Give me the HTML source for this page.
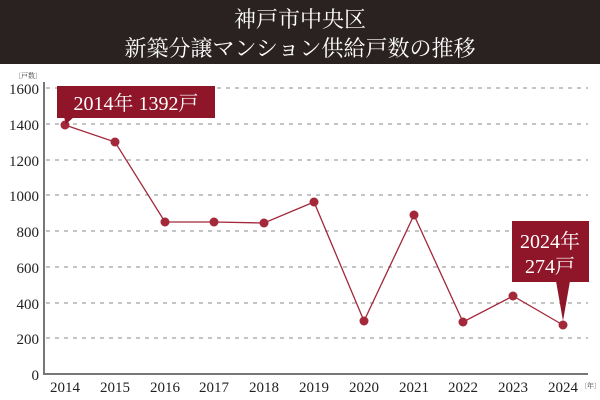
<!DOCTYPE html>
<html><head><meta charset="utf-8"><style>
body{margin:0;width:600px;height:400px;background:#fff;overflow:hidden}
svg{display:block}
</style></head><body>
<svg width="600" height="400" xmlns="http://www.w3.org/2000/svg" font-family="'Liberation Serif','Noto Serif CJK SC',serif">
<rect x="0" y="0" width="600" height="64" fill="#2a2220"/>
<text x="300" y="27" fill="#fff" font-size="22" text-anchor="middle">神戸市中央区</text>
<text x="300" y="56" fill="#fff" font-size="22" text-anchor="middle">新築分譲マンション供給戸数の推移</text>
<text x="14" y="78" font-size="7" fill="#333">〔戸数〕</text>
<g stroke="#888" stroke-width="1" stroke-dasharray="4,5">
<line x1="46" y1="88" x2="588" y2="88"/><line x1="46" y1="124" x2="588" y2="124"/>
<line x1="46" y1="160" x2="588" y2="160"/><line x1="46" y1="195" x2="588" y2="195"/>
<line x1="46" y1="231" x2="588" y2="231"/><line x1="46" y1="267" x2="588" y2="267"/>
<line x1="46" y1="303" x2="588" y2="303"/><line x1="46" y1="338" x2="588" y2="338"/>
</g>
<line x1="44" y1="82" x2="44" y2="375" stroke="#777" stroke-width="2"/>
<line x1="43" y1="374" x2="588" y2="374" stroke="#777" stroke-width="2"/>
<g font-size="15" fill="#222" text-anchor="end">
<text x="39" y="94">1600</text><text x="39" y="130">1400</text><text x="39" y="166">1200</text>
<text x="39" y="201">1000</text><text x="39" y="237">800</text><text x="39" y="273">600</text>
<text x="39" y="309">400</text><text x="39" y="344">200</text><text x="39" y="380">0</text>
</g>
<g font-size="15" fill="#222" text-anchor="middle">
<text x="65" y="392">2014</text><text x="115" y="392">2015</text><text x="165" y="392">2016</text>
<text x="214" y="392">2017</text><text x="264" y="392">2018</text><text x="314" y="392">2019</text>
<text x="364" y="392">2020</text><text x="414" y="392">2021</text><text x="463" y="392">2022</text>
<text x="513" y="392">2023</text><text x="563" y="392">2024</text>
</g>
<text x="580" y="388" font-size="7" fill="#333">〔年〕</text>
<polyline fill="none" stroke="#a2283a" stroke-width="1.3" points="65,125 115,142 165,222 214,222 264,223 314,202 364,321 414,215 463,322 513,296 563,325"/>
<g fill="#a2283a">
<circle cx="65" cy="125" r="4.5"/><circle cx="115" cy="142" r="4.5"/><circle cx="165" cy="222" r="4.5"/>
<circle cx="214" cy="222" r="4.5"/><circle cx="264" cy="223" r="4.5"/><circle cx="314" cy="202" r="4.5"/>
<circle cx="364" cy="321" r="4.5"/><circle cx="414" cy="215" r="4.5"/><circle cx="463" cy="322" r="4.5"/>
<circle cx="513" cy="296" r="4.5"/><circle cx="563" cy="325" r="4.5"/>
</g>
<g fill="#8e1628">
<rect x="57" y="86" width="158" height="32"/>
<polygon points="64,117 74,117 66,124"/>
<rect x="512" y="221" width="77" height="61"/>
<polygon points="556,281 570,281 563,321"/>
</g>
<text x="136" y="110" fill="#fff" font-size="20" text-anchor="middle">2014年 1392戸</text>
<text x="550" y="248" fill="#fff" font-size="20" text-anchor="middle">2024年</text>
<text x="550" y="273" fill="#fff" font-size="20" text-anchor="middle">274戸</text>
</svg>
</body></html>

__________________________________________________

■ What the task requires: Each line of the data is to be duplicated exactly; pictures stay out of the copy.

■ Response to the task:
Give me the HTML source for this page.
<!DOCTYPE html>
<html><head><meta charset="utf-8"><style>
body{margin:0;width:600px;height:400px;background:#fff;overflow:hidden}
svg{display:block}
</style></head><body>
<svg width="600" height="400" xmlns="http://www.w3.org/2000/svg" font-family="'Liberation Serif','Noto Serif CJK SC',serif">
<rect x="0" y="0" width="600" height="64" fill="#2a2220"/>
<text x="300" y="27" fill="#fff" font-size="22" text-anchor="middle">神戸市中央区</text>
<text x="300" y="56" fill="#fff" font-size="22" text-anchor="middle">新築分譲マンション供給戸数の推移</text>
<text x="14" y="78" font-size="7" fill="#333">〔戸数〕</text>
<g stroke="#888" stroke-width="1" stroke-dasharray="4,5">
<line x1="46" y1="88" x2="588" y2="88"/><line x1="46" y1="124" x2="588" y2="124"/>
<line x1="46" y1="160" x2="588" y2="160"/><line x1="46" y1="195" x2="588" y2="195"/>
<line x1="46" y1="231" x2="588" y2="231"/><line x1="46" y1="267" x2="588" y2="267"/>
<line x1="46" y1="303" x2="588" y2="303"/><line x1="46" y1="338" x2="588" y2="338"/>
</g>
<line x1="44" y1="82" x2="44" y2="375" stroke="#777" stroke-width="2"/>
<line x1="43" y1="374" x2="588" y2="374" stroke="#777" stroke-width="2"/>
<g font-size="15" fill="#222" text-anchor="end">
<text x="39" y="94">1600</text><text x="39" y="130">1400</text><text x="39" y="166">1200</text>
<text x="39" y="201">1000</text><text x="39" y="237">800</text><text x="39" y="273">600</text>
<text x="39" y="309">400</text><text x="39" y="344">200</text><text x="39" y="380">0</text>
</g>
<g font-size="15" fill="#222" text-anchor="middle">
<text x="65" y="392">2014</text><text x="115" y="392">2015</text><text x="165" y="392">2016</text>
<text x="214" y="392">2017</text><text x="264" y="392">2018</text><text x="314" y="392">2019</text>
<text x="364" y="392">2020</text><text x="414" y="392">2021</text><text x="463" y="392">2022</text>
<text x="513" y="392">2023</text><text x="563" y="392">2024</text>
</g>
<text x="580" y="388" font-size="7" fill="#333">〔年〕</text>
<polyline fill="none" stroke="#a2283a" stroke-width="1.3" points="65,125 115,142 165,222 214,222 264,223 314,202 364,321 414,215 463,322 513,296 563,325"/>
<g fill="#a2283a">
<circle cx="65" cy="125" r="4.5"/><circle cx="115" cy="142" r="4.5"/><circle cx="165" cy="222" r="4.5"/>
<circle cx="214" cy="222" r="4.5"/><circle cx="264" cy="223" r="4.5"/><circle cx="314" cy="202" r="4.5"/>
<circle cx="364" cy="321" r="4.5"/><circle cx="414" cy="215" r="4.5"/><circle cx="463" cy="322" r="4.5"/>
<circle cx="513" cy="296" r="4.5"/><circle cx="563" cy="325" r="4.5"/>
</g>
<g fill="#8e1628">
<rect x="57" y="86" width="158" height="32"/>
<polygon points="64,117 74,117 66,124"/>
<rect x="512" y="221" width="77" height="61"/>
<polygon points="556,281 570,281 563,321"/>
</g>
<text x="136" y="110" fill="#fff" font-size="20" text-anchor="middle">2014年 1392戸</text>
<text x="550" y="248" fill="#fff" font-size="20" text-anchor="middle">2024年</text>
<text x="550" y="273" fill="#fff" font-size="20" text-anchor="middle">274戸</text>
</svg>
</body></html>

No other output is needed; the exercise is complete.